4. Reconnecting with childhood and grad school friends
So much time with familiar faces! Barbie has known me since I was 6! I knew Qing Qing from grad school in NYC and she lives across the street from the apartment that Red Gate let me stay in! Tina is a classmate from grad school and she visited! (Her grad school thesis was about food and she trained in culinary school, so our conversations really helped in my residency project.) How amazing to reconnect with all of these people!
If there’s something I’m thankful for in this residency that I was not expecting, it was training in a taekwondo school again. I haven’t stepped inside a dojang since injuring my hip from side kicks, so I almost cried when my feet touched the familiar rubber mat. It’s so good to train in a school…with a mirror. My poomsae are so off. I had stopped bringing a uniform with me since Vienna, as I had given up on finding a nearby school. Note to self: bring the freaking dobok every time. Plus the coach was World Champion! Hurray for kicking! I will die with this sport (though I hope I won’t die doing it).
This is also the first residency where I felt well enough not to bring a cane. I’m definitely taking way better care of myself this time.
Flexibility is, I find, a very Chinese trait. China is very much a Big Brother state, but I found the people I interacted with to take this in stride, as though they were used to it and simply found ways to get on with their lives. While I’m sure this has disadvantages, as a (half) Chinese person, female, and of color, who has lots of dreams and has faced lots of challenges owing to her sex and race and background, I think this adaptability and determination to go on are survival skills that have served me well in all the years of being an artist. I also really like seeing the elderly in China; lots of community gatherings such as tai chi, mah jong, singing, etc. It feels less lonely here, for sure.
I designed some Climate Change Couture masks back in 2014-2015, and exhibited them in a show at the Institute for the Future and Swissnex San Francisco. Little did I know this would work the best for me battling Beijing smog in 2018.
There are a lot of places in Beijing that will make you contemplate about the centuries and dynasties that it took to build this city. They’re quite inspiring and exhausting to walk around in. Fragrant Hills and the Botanical Gardens looked tiny on the map and I thought I’d be done in the morning. I came home…12 hours afterwards. The good thing about splitting a residency in two is that one can run around in Part 1, determining which ones to go back to and include in your project in Part 2.
Still a nerd, I think my favorite place in Beijing is the Beijing Ancient Observatory, which was built in 1442 during the Ming Dynasty. Many places i loved in Vienna were built in the 1800s and are therefore babies in comparison. Most history books are so Western-centric and I was grateful for being reminded that the oldest technologies in the world aren’t far from my backyard.

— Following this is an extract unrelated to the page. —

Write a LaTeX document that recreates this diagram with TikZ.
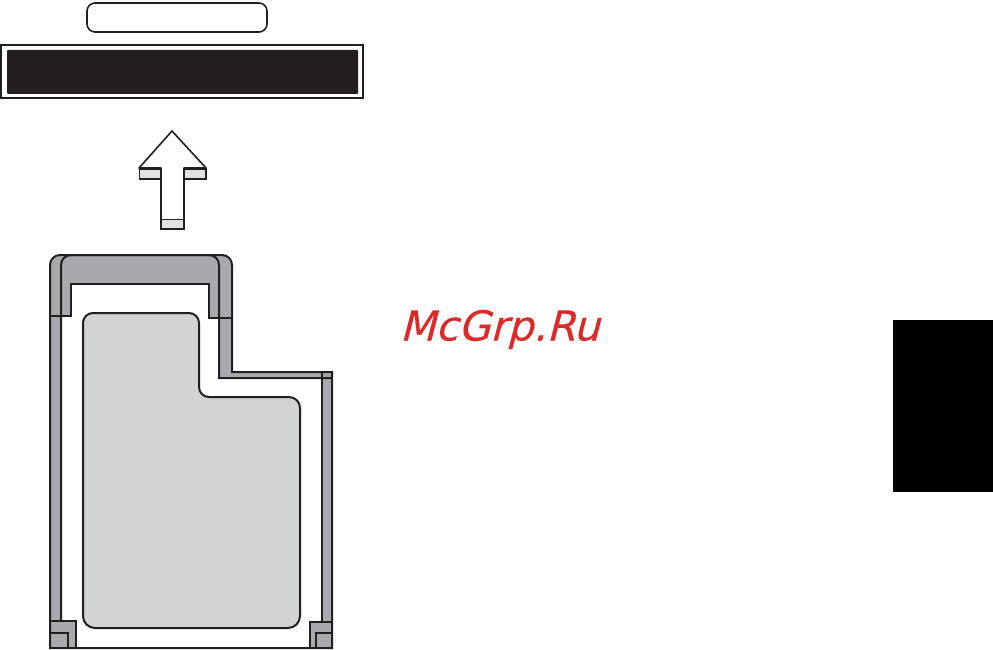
\documentclass[tikz,border=0pt]{standalone}
\usepackage{fontspec}
\setmainfont{DejaVu Sans}
\newfontfamily\markfont[FakeSlant=0.26,FakeBold=0.25]{DejaVu Sans}
\definecolor{ink}{HTML}{231F20}
\definecolor{cardgrey}{HTML}{A7A9AC}
\definecolor{panelgrey}{HTML}{D1D3D4}
\definecolor{tabgrey}{HTML}{E1E3E2}
\definecolor{mark}{HTML}{DA2A2A}
\tikzset{
  outline/.style={draw=ink,line width=2pt,line join=miter},
  thinline/.style={draw=ink,line width=1.6pt},
  greypart/.style={outline,fill=cardgrey},
  tabpart/.style={thinline,fill=tabgrey},
}
\begin{document}
\begin{tikzpicture}[x=1pt,y=-1pt]
\useasboundingbox (0,0) rectangle (993,650);
% slot
\draw[thinline,fill=white,rounded corners=8pt] (87,3) rectangle (267,32);
\draw[outline,fill=white] (1,45) rectangle (362.5,98);
\fill[ink,rounded corners=1pt] (7,50) rectangle (358,94);
% arrow
\draw[thinline,fill=white,line join=round] (172,131) -- (139,168) -- (161,168) -- (161,229) -- (184,229) -- (184,168) -- (206,168) -- cycle;
\draw[tabpart] (139.5,169) rectangle (161,179);
\draw[tabpart] (184,169) rectangle (206,179);
\draw[tabpart] (161,219.5) rectangle (184,229);
% card: grey frame behind
\fill[cardgrey] (50,648) -- (50,265) arc[start angle=180,end angle=270,radius=10] -- (222,255) arc[start angle=270,end angle=360,radius=10] -- (232,372) -- (332,372) -- (332,648) -- cycle;
\fill[white] (61,648) -- (61,316) -- (71,316) -- (71,284) -- (209,284) -- (209,317) -- (219,317) -- (219,378) -- (322,378) -- (322,648) -- cycle;
% corner blocks
\fill[cardgrey] (50,621) rectangle (76,648);
\fill[cardgrey] (310,622) rectangle (332,648);
% card outlines
\draw[outline] (50,316) -- (50,265) arc[start angle=180,end angle=270,radius=10] -- (222,255) arc[start angle=270,end angle=360,radius=10] -- (232,372) -- (332,372) -- (332,648) -- (50,648) -- (50,316);
\draw[outline] (61,621) -- (61,265) arc[start angle=180,end angle=270,radius=10] -- (209,255) arc[start angle=270,end angle=360,radius=10] -- (219,378) -- (332,378);
\draw[outline] (322,372) -- (322,622);
\draw[outline] (50,316) -- (71,316) -- (71,284) -- (209,284) -- (209,317.5) -- (232,317.5);
\draw[outline] (50,621) -- (76,621) -- (76,648);
\draw[outline] (50,633) -- (68,633) -- (68,648);
\draw[outline] (332,622) -- (310,622) -- (310,648);
\draw[outline] (332,633) -- (316,633) -- (316,648);
% inner panel
\draw[outline,fill=panelgrey] (93,313) -- (189,313) arc[start angle=270,end angle=360,radius=10] -- (199,387) arc[start angle=180,end angle=90,radius=10] -- (289,397) arc[start angle=270,end angle=360,radius=11] -- (300,616) arc[start angle=0,end angle=90,radius=12] -- (95,628) arc[start angle=90,end angle=180,radius=12] -- (83,323) arc[start angle=180,end angle=270,radius=10] -- cycle;
% side tab
\fill[black] (893,320) rectangle (993,492);
% watermark
\node (wm) [anchor=base west,inner sep=0pt,text=mark,font=\markfont\fontsize{41.3}{41.3}\selectfont] at (399.5,340.5) {McGrp.Ru};
\end{tikzpicture}
\end{document}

TLDR: I had kept my expectations low, mainly because I didn’t have enough information about China as lots of websites like Google are blocked. And so I was prepared for anything. It’s wonderful to have a wealth of information, a lot of new friends, and a tank of inspiration to draw from as I prepare to finish this residency in 2019. Do reach out for more about Future Feast and The Planetary Renewal Spa!
In November 2018, I was artist-in-residence of China Residencies and Red Gate Residencies as the 5th Crystal Ruth Bell Resident Crystal Ruth Bell was co-founder of China Residencies who passed away in 2014; the residency is held in her honor. The projects I am working on are Future Feast and The Planetary Renewal Spa from The Apocalypse Project series. I will be back in March of 2019.